Because the Royal Swedish Academy of Sciences can award Nobel prizes to no more than three people, that leaves six men in contention for half as many places, should the particle make an appearance.

“The first three in the Nobel queue probably feel quite relaxed — all they have to do is stay alive until the particle is discovered,” says Ellis. “The ones just behind them may understandably be quite nervous.”

Stoking the fire
The credit controversy was re-ignited by an advertisement for the “Higgs Hunting” meeting that took place in Orsay, France, last week. Many particle physicists took exception to the fact that the meeting’s advertisement on the web credited only Brout, Englert and Higgs, with some threatening to either boycott the meeting or formally protest while there, says Daniel Ferrante, a physicist at Syracuse University in New York and a former student of Guralnik’s.
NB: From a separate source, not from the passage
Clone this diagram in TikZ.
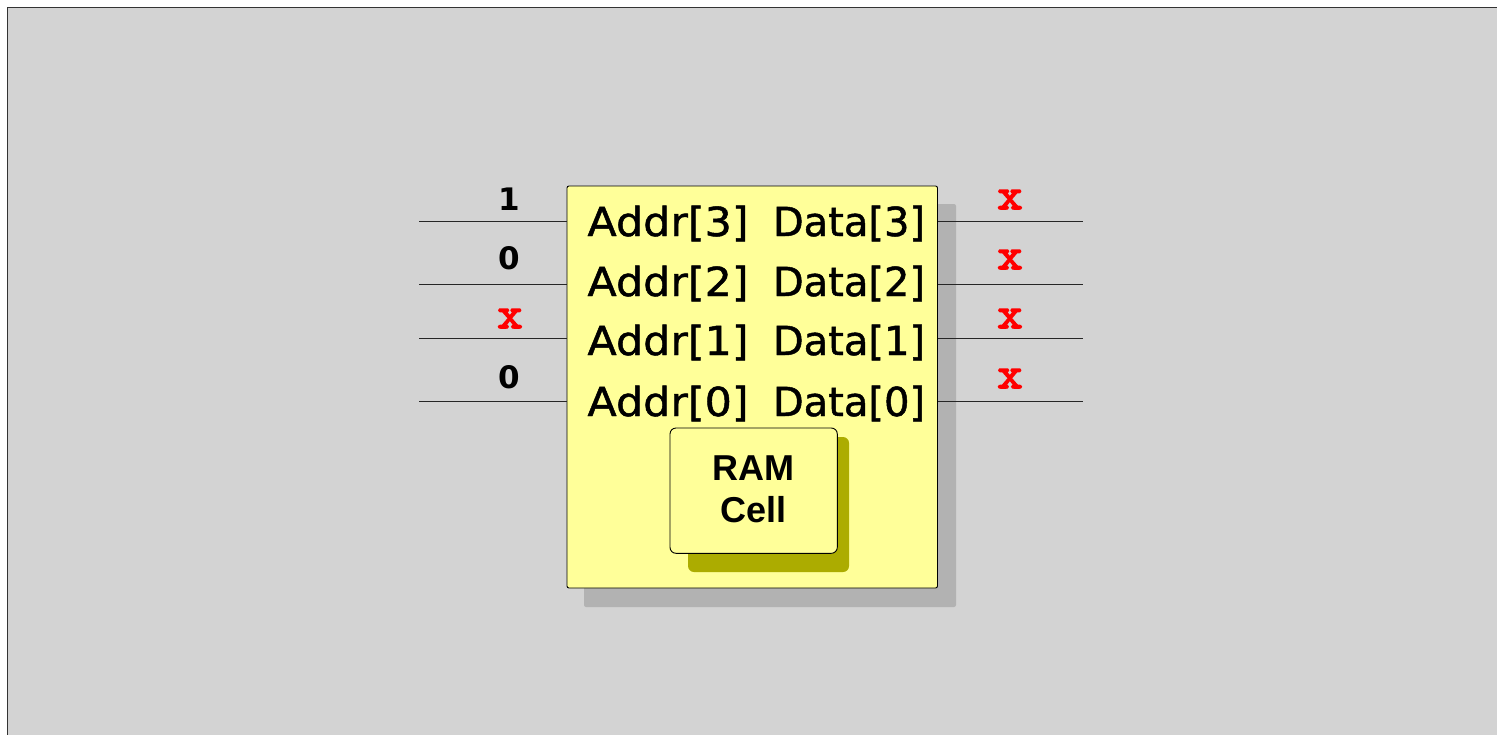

One of the meeting’s organizers, Gregorio Bernardi at the Laboratory of Nuclear and High Energy Physics in Paris, admits that the committee was surprised by the strength of objections levelled at the web advertisement. “People took this very seriously, which we didn’t expect,” he says.

However, the committee felt that the meeting should not be politicized. “We were not happy that we were lobbied very strongly to change our ad — it was not appropriate,” Bernardi says.

Ellis advised the committee to stick to their guns, arguing that it is undeniable that Guralnik, Hagen and Kibble were the last to publish. He also notes that their paper cited the earlier publications by Brout and Englert, and by Higgs, weakening their authorship claim.

That argument carries little weight with particle physicist Tom Ferbel at the University of Rochester in New York, who says that Guralnik, Hagen and Kibble should not be penalized for citing other papers out of professional courtesy.

Ferbel also notes that, earlier this year, the American Physical Society decided to award all six men the J. J. Sakurai Prize for Theoretical Particle Physics, making the snub by the conference organizers “insulting” and “chilling”. “I do fear that the myopic views of the organizers could definitely impact the decisions of the Swedish Academy,” Ferbel says.

The conference organizers acknowledged that their choice was controversial by inviting a special talk on the tangled history of the mechanism, providing a forum for disgruntled conference participants to debate the matter. However, although the meeting ultimately ran smoothly, it seems likely that arguments over this issue will become more heated now that the Higgs particle is perceived to be within reach.

“There is a lot of fuss being made about Guralnik, Hagen and Kibble right now, and the American physics community seems to be listening,” says Ellis. “I’m just glad that I’m not on the Nobel committee deciding who to throw out of the lifeboat.”